**GIVEN EXERCISE**. In your copy, leave out the pictures; write out all the data exactly.

**DATA PROVIDED**.
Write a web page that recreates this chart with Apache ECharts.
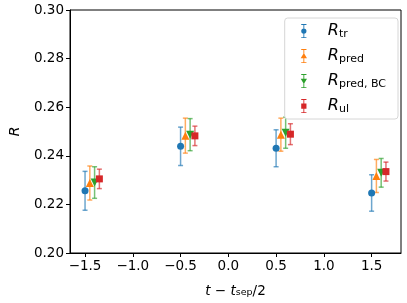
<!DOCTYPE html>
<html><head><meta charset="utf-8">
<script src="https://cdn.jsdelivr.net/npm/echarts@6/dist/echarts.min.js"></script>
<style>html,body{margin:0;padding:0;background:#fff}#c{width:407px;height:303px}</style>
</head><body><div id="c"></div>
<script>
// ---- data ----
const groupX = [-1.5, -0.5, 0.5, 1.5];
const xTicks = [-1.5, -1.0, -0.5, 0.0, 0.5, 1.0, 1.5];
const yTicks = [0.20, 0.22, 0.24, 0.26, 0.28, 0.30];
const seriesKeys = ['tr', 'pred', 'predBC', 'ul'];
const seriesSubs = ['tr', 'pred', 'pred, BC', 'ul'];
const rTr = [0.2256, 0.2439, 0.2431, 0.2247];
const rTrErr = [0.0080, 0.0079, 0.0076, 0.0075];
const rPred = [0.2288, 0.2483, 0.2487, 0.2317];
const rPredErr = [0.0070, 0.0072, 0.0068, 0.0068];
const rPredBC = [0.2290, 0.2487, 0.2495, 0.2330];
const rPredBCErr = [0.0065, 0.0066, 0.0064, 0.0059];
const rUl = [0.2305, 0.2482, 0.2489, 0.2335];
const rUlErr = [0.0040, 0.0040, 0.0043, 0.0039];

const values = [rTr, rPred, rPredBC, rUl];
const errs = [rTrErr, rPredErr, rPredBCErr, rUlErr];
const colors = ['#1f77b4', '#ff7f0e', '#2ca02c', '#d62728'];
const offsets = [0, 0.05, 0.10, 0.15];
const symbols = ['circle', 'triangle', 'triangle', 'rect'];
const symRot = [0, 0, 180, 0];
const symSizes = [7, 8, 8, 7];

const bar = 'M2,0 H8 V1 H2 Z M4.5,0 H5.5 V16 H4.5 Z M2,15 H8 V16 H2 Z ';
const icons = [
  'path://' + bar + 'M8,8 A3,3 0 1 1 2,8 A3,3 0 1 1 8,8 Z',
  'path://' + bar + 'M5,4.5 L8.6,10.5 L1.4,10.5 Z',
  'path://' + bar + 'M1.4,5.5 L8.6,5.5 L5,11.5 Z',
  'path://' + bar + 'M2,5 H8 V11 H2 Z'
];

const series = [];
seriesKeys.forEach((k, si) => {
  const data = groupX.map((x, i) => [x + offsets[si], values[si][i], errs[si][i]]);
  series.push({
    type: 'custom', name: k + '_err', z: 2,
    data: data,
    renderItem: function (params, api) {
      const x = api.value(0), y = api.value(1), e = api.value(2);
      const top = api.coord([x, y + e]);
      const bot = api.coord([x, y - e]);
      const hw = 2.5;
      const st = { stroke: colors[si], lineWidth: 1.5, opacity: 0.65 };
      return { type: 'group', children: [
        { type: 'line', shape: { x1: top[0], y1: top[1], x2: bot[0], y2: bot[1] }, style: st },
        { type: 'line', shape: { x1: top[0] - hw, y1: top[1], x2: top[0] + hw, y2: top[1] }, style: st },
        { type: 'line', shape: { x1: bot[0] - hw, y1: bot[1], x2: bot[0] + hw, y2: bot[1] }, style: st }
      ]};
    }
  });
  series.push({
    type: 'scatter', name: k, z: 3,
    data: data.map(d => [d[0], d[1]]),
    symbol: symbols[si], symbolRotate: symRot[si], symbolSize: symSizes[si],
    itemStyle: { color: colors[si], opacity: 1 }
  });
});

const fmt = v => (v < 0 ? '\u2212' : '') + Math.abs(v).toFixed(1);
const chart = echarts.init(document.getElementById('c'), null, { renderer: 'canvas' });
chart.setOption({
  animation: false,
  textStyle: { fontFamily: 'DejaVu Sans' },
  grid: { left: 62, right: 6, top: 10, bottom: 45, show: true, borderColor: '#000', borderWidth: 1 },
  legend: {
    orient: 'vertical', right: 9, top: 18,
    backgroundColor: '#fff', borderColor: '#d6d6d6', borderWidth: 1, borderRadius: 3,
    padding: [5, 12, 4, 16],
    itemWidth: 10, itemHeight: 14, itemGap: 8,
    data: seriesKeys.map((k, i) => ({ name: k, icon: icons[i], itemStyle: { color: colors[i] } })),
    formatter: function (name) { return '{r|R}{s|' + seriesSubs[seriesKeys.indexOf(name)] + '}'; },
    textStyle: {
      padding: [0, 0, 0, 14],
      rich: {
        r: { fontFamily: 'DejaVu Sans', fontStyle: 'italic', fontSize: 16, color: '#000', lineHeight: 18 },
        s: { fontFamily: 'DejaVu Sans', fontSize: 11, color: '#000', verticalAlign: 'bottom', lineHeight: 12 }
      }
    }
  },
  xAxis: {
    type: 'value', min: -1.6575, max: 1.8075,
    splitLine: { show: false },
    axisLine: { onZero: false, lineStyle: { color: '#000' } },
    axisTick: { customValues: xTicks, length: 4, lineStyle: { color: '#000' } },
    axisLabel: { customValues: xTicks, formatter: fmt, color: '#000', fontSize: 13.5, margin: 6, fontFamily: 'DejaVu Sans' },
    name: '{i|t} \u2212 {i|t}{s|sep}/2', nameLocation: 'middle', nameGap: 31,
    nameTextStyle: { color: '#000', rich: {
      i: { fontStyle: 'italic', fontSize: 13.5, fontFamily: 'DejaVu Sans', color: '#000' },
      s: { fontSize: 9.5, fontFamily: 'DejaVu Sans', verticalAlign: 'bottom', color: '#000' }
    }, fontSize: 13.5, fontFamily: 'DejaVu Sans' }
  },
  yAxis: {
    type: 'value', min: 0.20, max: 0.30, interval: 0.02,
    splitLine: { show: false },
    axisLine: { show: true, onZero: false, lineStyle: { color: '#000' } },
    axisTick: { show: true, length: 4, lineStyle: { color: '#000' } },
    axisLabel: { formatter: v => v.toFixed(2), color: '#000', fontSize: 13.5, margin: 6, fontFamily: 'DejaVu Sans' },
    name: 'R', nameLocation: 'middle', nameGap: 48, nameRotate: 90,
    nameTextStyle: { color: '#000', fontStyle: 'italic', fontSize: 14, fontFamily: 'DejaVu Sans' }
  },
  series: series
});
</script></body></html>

**EXERCISE RESPONSE**.
Write a web page that recreates this chart with Apache ECharts.
<!DOCTYPE html>
<html><head><meta charset="utf-8">
<script src="https://cdn.jsdelivr.net/npm/echarts@6/dist/echarts.min.js"></script>
<style>html,body{margin:0;padding:0;background:#fff}#c{width:407px;height:303px}</style>
</head><body><div id="c"></div>
<script>
// ---- data ----
const groupX = [-1.5, -0.5, 0.5, 1.5];
const xTicks = [-1.5, -1.0, -0.5, 0.0, 0.5, 1.0, 1.5];
const yTicks = [0.20, 0.22, 0.24, 0.26, 0.28, 0.30];
const seriesKeys = ['tr', 'pred', 'predBC', 'ul'];
const seriesSubs = ['tr', 'pred', 'pred, BC', 'ul'];
const rTr = [0.2256, 0.2439, 0.2431, 0.2247];
const rTrErr = [0.0080, 0.0079, 0.0076, 0.0075];
const rPred = [0.2288, 0.2483, 0.2487, 0.2317];
const rPredErr = [0.0070, 0.0072, 0.0068, 0.0068];
const rPredBC = [0.2290, 0.2487, 0.2495, 0.2330];
const rPredBCErr = [0.0065, 0.0066, 0.0064, 0.0059];
const rUl = [0.2305, 0.2482, 0.2489, 0.2335];
const rUlErr = [0.0040, 0.0040, 0.0043, 0.0039];

const values = [rTr, rPred, rPredBC, rUl];
const errs = [rTrErr, rPredErr, rPredBCErr, rUlErr];
const colors = ['#1f77b4', '#ff7f0e', '#2ca02c', '#d62728'];
const offsets = [0, 0.05, 0.10, 0.15];
const symbols = ['circle', 'triangle', 'triangle', 'rect'];
const symRot = [0, 0, 180, 0];
const symSizes = [7, 8, 8, 7];

const bar = 'M2,0 H8 V1 H2 Z M4.5,0 H5.5 V16 H4.5 Z M2,15 H8 V16 H2 Z ';
const icons = [
  'path://' + bar + 'M8,8 A3,3 0 1 1 2,8 A3,3 0 1 1 8,8 Z',
  'path://' + bar + 'M5,4.5 L8.6,10.5 L1.4,10.5 Z',
  'path://' + bar + 'M1.4,5.5 L8.6,5.5 L5,11.5 Z',
  'path://' + bar + 'M2,5 H8 V11 H2 Z'
];

const series = [];
seriesKeys.forEach((k, si) => {
  const data = groupX.map((x, i) => [x + offsets[si], values[si][i], errs[si][i]]);
  series.push({
    type: 'custom', name: k + '_err', z: 2,
    data: data,
    renderItem: function (params, api) {
      const x = api.value(0), y = api.value(1), e = api.value(2);
      const top = api.coord([x, y + e]);
      const bot = api.coord([x, y - e]);
      const hw = 2.5;
      const st = { stroke: colors[si], lineWidth: 1.5, opacity: 0.65 };
      return { type: 'group', children: [
        { type: 'line', shape: { x1: top[0], y1: top[1], x2: bot[0], y2: bot[1] }, style: st },
        { type: 'line', shape: { x1: top[0] - hw, y1: top[1], x2: top[0] + hw, y2: top[1] }, style: st },
        { type: 'line', shape: { x1: bot[0] - hw, y1: bot[1], x2: bot[0] + hw, y2: bot[1] }, style: st }
      ]};
    }
  });
  series.push({
    type: 'scatter', name: k, z: 3,
    data: data.map(d => [d[0], d[1]]),
    symbol: symbols[si], symbolRotate: symRot[si], symbolSize: symSizes[si],
    itemStyle: { color: colors[si], opacity: 1 }
  });
});

const fmt = v => (v < 0 ? '\u2212' : '') + Math.abs(v).toFixed(1);
const chart = echarts.init(document.getElementById('c'), null, { renderer: 'canvas' });
chart.setOption({
  animation: false,
  textStyle: { fontFamily: 'DejaVu Sans' },
  grid: { left: 62, right: 6, top: 10, bottom: 45, show: true, borderColor: '#000', borderWidth: 1 },
  legend: {
    orient: 'vertical', right: 9, top: 18,
    backgroundColor: '#fff', borderColor: '#d6d6d6', borderWidth: 1, borderRadius: 3,
    padding: [5, 12, 4, 16],
    itemWidth: 10, itemHeight: 14, itemGap: 8,
    data: seriesKeys.map((k, i) => ({ name: k, icon: icons[i], itemStyle: { color: colors[i] } })),
    formatter: function (name) { return '{r|R}{s|' + seriesSubs[seriesKeys.indexOf(name)] + '}'; },
    textStyle: {
      padding: [0, 0, 0, 14],
      rich: {
        r: { fontFamily: 'DejaVu Sans', fontStyle: 'italic', fontSize: 16, color: '#000', lineHeight: 18 },
        s: { fontFamily: 'DejaVu Sans', fontSize: 11, color: '#000', verticalAlign: 'bottom', lineHeight: 12 }
      }
    }
  },
  xAxis: {
    type: 'value', min: -1.6575, max: 1.8075,
    splitLine: { show: false },
    axisLine: { onZero: false, lineStyle: { color: '#000' } },
    axisTick: { customValues: xTicks, length: 4, lineStyle: { color: '#000' } },
    axisLabel: { customValues: xTicks, formatter: fmt, color: '#000', fontSize: 13.5, margin: 6, fontFamily: 'DejaVu Sans' },
    name: '{i|t} \u2212 {i|t}{s|sep}/2', nameLocation: 'middle', nameGap: 31,
    nameTextStyle: { color: '#000', rich: {
      i: { fontStyle: 'italic', fontSize: 13.5, fontFamily: 'DejaVu Sans', color: '#000' },
      s: { fontSize: 9.5, fontFamily: 'DejaVu Sans', verticalAlign: 'bottom', color: '#000' }
    }, fontSize: 13.5, fontFamily: 'DejaVu Sans' }
  },
  yAxis: {
    type: 'value', min: 0.20, max: 0.30, interval: 0.02,
    splitLine: { show: false },
    axisLine: { show: true, onZero: false, lineStyle: { color: '#000' } },
    axisTick: { show: true, length: 4, lineStyle: { color: '#000' } },
    axisLabel: { formatter: v => v.toFixed(2), color: '#000', fontSize: 13.5, margin: 6, fontFamily: 'DejaVu Sans' },
    name: 'R', nameLocation: 'middle', nameGap: 48, nameRotate: 90,
    nameTextStyle: { color: '#000', fontStyle: 'italic', fontSize: 14, fontFamily: 'DejaVu Sans' }
  },
  series: series
});
</script></body></html>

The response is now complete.